Cinequest announces premieres, politics and Peoples for annual film fest

By Richard von Busack

CINEQUEST is back, March 3-14 this year. This edition of the film festival represents 22 countries, 12 feature documentaries and 73 short films, a selection picked from an estimated 1,400 submissions. "We've doubled the United States and worldwide premieres," says publicist Jens Hussey, brother of Cinequest founder Halfdan, "and we're aggressively trying to be the best discovery festival in America."

Expect, as always, controversy. There may be a tussle or a walkout over Arakimentri, a documentary about Nobuyoshi Araki. The art photographer--though endorsed here in an interview by Björk herself--has to censor his depictions of genitalia in his native Japan.

The Last Horror Movie, from England, was refused a rating by the MPAA. The shock mock documentary is billed as a "Blair Witch Project for serial killers," by programming director Mike Rabehl. "The most violent movie I've ever seen," Hussey adds.

The subject of sex and violence is bound to divide an audience, but what could be more divisive than a Cinequest fundraising appearance by Gov. Arnold Schwarzenegger? "He won't be honored for his film work," Hussey explains, "but his work exemplifies our theme of going against the grain, in bodybuilding, film and politics."

While Cinequest's celebrity guest list hasn't materialized yet, ski-movie tycoon Kurt Miller (president of Warren Miller films) is one of the named headliners. But for local flickers, the fest is more important as a chance to air their work.

On schedule is Big Enough, a new film by Stanford proof and longtime Cinequest guest Jan Krawitz. Her study of 20 years in the lives of little people boasts a certain cachet now that The Station Agent has turned up on so many 10-best lists. The made-in-San Francisco IPO is a fictional tale of the doctor bust. San Jose State University graduate Lawrence Hilton stars in 30 Miles. The festival has snagged the U.S. premiere of San Francisco's Christopher Coppola's new film, The Curse of Bloodhead. And Ex-Cupertino resident Phi Leirness, of The Party Crashers, returns with a new ghost story, Specters, starring Marina "Counselor Trio" Sirtis and Dean Haglund ("Ring" of The X-File's Lone Gunmen).

Feature films--what we think of when we think of a movie, 90 minutes long and meant to be seen in a theater--will compete for the top honor: the Maverick Spirit Award. The judges for the narrative features include Scott Sublett, assistant professor at SJSU, and Timothy Near of San Jose Rep.

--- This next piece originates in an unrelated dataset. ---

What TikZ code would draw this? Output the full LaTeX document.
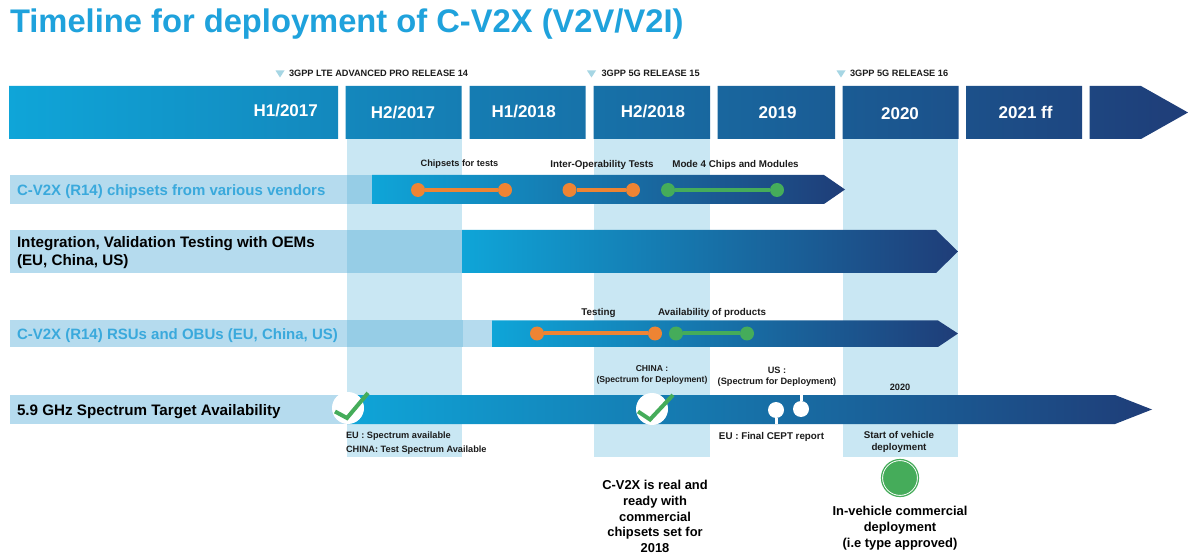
\documentclass[tikz,border=0pt]{standalone}
\usepackage{fontspec}
\setmainfont{Liberation Sans}
\definecolor{gstart}{HTML}{0FA5D8}
\definecolor{gend}{HTML}{1F3D78}
\definecolor{col}{HTML}{C9E7F3}
\definecolor{barlight}{HTML}{B5DBEE}
\definecolor{overlap}{HTML}{96CDE6}
\definecolor{titleblue}{HTML}{1FA2DC}
\definecolor{rowblue}{HTML}{3AA9DC}
\definecolor{orangeb}{HTML}{EE8433}
\definecolor{greenb}{HTML}{45AC5A}
\definecolor{tri}{HTML}{A6D6E4}
\definecolor{ink}{HTML}{1C1C1C}
\tikzset{
  x=1pt,y=-1pt,
  txt/.style={inner sep=0pt,outer sep=0pt,font=\bfseries},
  title/.style={txt,anchor=west,text=titleblue,font=\bfseries\fontsize{32.7}{36}\selectfont},
  period/.style={txt,text=white,font=\bfseries\fontsize{17}{20}\selectfont},
  release/.style={txt,anchor=west,text=ink,font=\bfseries\fontsize{9.2}{11}\selectfont},
  small/.style={txt,text=ink,align=center,font=\bfseries\fontsize{9.2}{11.5}\selectfont},
  smallw/.style={txt,text=ink,align=center,font=\bfseries\fontsize{9.8}{11.5}\selectfont},
  smalln/.style={txt,text=ink,align=center,font=\bfseries\fontsize{8.6}{11}\selectfont},
  rowblue/.style={txt,anchor=west,text=rowblue,font=\bfseries\fontsize{15}{18}\selectfont},
  rowblack/.style={txt,anchor=west,align=left,text=black,font=\bfseries\fontsize{15.2}{18}\selectfont},
  big/.style={txt,align=center,text=black,font=\bfseries\fontsize{12.9}{15.7}\selectfont},
  gradbar/.style={left color=gstart,right color=gend},
  odot/.style={circle,fill=orangeb,inner sep=0pt,minimum size=14pt},
  gdot/.style={circle,fill=greenb,inner sep=0pt,minimum size=14pt},
  olink/.style={draw=orangeb,line width=4pt},
  glink/.style={draw=greenb,line width=4pt},
  wcirc/.style={circle,fill=white,inner sep=0pt,minimum size=32pt},
  wdot/.style={circle,fill=white,inner sep=0pt,minimum size=16pt},
  stem/.style={draw=white,line width=3pt},
  checkm/.style={draw=greenb,line width=4pt},
}
\begin{document}
\begin{tikzpicture}
\useasboundingbox (0,0) rectangle (1200,553);
\fill[white] (0,0) rectangle (1200,553);
\node[title] (ttl) at (10,24) {Timeline for deployment of C-V2X (V2V/V2I)};
% columns
\fill[col] (347,139) rectangle (462,457);
\fill[col] (594,139) rectangle (710,457);
\fill[col] (843,139) rectangle (958,457);
% top band
\begin{scope}
\clip (9,86) rectangle (338,139)
      (345.5,86) rectangle (461.5,139)
      (469.5,86) rectangle (585.5,139)
      (593.5,86) rectangle (710,139)
      (717.5,86) rectangle (835,139)
      (842.5,86) rectangle (958.5,139)
      (966,86) rectangle (1082,139)
      (1089.5,86) -- (1141,86) -- (1188,112.5) -- (1141,139) -- (1089.5,139) -- cycle;
\shade[gradbar] (9,86) rectangle (1188,139);
\end{scope}
% release markers
\fill[tri] (275.5,70.5) -- (284.5,70.5) -- (280,77.5) -- cycle;
\fill[tri] (587,70.5) -- (596,70.5) -- (591.5,77.5) -- cycle;
\fill[tri] (836.5,70.5) -- (845.5,70.5) -- (841,77.5) -- cycle;
\node[release] (r14) at (289,73.5) {3GPP LTE ADVANCED PRO RELEASE 14};
\node[release] (r15) at (601.5,73.5) {3GPP 5G RELEASE 15};
\node[release] (r16) at (850,73.5) {3GPP 5G RELEASE 16};
\node[period] (p1) at (285.7,111) {H1/2017};
\node[period] (p2) at (403,113) {H2/2017};
\node[period] (p3) at (523.7,112) {H1/2018};
\node[period] (p4) at (653,112) {H2/2018};
\node[period] (p5) at (777.6,113) {2019};
\node[period] (p6) at (900,113.5) {2020};
\node[period] (p7) at (1025.6,112) {2021 ff};
% row 1
\fill[barlight] (10,175) rectangle (347,204);
\fill[overlap] (347,175) rectangle (372,204);
\shade[gradbar] (372,175) -- (824,175) -- (845,189.5) -- (824,204) -- (372,204) -- cycle;
\node[rowblue] (l1) at (17,191.5) {C-V2X (R14) chipsets from various vendors};
\node[odot] (a1) at (418,190) {};
\node[odot] (a2) at (505,190) {};
\node[odot] (b1) at (569.5,190) {};
\node[odot] (b2) at (633,190) {};
\node[gdot] (c1) at (668,190) {};
\node[gdot] (c2) at (777,190) {};
\draw[olink] (a1) -- (a2);
\draw[olink] (b1) -- (b2);
\draw[glink] (c1) -- (c2);
\node[small] (t1) at (459.5,164.5) {Chipsets for tests};
\node[smallw] (t2) at (602,164.5) {Inter-Operability Tests};
\node[smallw] (t3) at (735.5,164.5) {Mode 4 Chips and Modules};
% row 2
\fill[barlight] (10,230) rectangle (347,273);
\fill[overlap] (347,230) rectangle (462,273);
\shade[gradbar] (462,230) -- (936,230) -- (958,251.5) -- (936,273) -- (462,273) -- cycle;
\node[rowblack] (l2) at (17,252.5) {Integration, Validation Testing with OEMs\\(EU, China, US)};
% row 3
\fill[barlight] (10,320.5) rectangle (347,347);
\fill[overlap] (347,320.5) rectangle (463,347);
\fill[barlight] (463,320.5) rectangle (492,347);
\shade[gradbar] (492,320.5) -- (938,320.5) -- (958,333.5) -- (938,347) -- (492,347) -- cycle;
\node[rowblue] (l3) at (17,335.5) {C-V2X (R14) RSUs and OBUs (EU, China, US)};
\node[odot] (d1) at (537,333.5) {};
\node[odot] (d2) at (655,333.5) {};
\node[gdot] (e1) at (676,333.5) {};
\node[gdot] (e2) at (747,333.5) {};
\draw[olink] (d1) -- (d2);
\draw[glink] (e1) -- (e2);
\node[smallw] (t4) at (598.5,312.5) {Testing};
\node[smallw] (t5) at (712,312.5) {Availability of products};
% row 4
\fill[barlight] (10,395) rectangle (347,424);
\shade[gradbar] (347,395) -- (1115,395) -- (1152,409.5) -- (1115,424) -- (347,424) -- cycle;
\node[rowblack] (l4) at (17,411.5) {5.9 GHz Spectrum Target Availability};
\node[wcirc] (k1) at (348,408) {};
\node[wcirc] (k2) at (652,409) {};
\draw[checkm] (335,411.5) -- (347,418) -- (368,393);
\draw[checkm] (638,411.5) -- (650,419.5) -- (673,395);
\coordinate (s1) at (776,424);
\coordinate (s2) at (801,395);
\node[wdot] (w1) at (776,410) {};
\node[wdot] (w2) at (801,409) {};
\draw[stem] (w1) -- (s1);
\draw[stem] (w2) -- (s2);
\node[small,anchor=west] (n1) at (346,436.5) {EU :  Spectrum available};
\node[small,anchor=west] (n2) at (346,450.5) {CHINA: Test Spectrum Available};
\node[smalln] (n3) at (652,375) {CHINA :\\(Spectrum for Deployment)};
\node[small] (n4) at (777,376.5) {US :\\(Spectrum for Deployment)};
\node[small] (n5) at (900,387.5) {2020};
\node[smallw] (n6) at (771.5,437) {EU : Final CEPT report};
\node[smallw] (n7) at (899,442) {Start of vehicle\\deployment};
\node[big] (n8) at (655,516.5) {C-V2X is real and\\ready with\\commercial\\chipsets set for\\2018};
\node[circle,fill=greenb,draw=white,line width=1pt,minimum size=35pt,inner sep=0pt] (g) at (900,478) {};
\draw[greenb,line width=1.2pt] (g) circle (18.5);
\node[big] (n9) at (900,528) {In-vehicle commercial\\deployment\\(i.e type approved)};
\end{tikzpicture}
\end{document}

The Emerging Mavericks and New Visions series have provided the best--and some of the worst--offerings in previous years of Cinequest. This year's selection includes: The Bread Maker, a romantic comedy from Newfoundland; A Bus Came ..., a Hungarian round-robin film, co-directed by the director of a favorite from last year, Hukkle; Fine Dead Girls, a dyke noir by Croatia's Dalibor Matanic; and San Francisco's Benjamin Morgan's documentary about white graffiti taggers from Baltimore, Quality of Life.

It's a peculiar fact of the cinemagoer's life that nations have boom and bust years. Cinequest 14 weighs in with a whole subsection on Norwegian films; 2003 was apparently a banner year for Oslo cinema. "Mike Rabehl noted a real slew of quality films, like China had a few years back," Jens Hussey explains. "We decided do focus on it. It's got nothing to do with the fact that Halfdan and I are from a Norwegian background."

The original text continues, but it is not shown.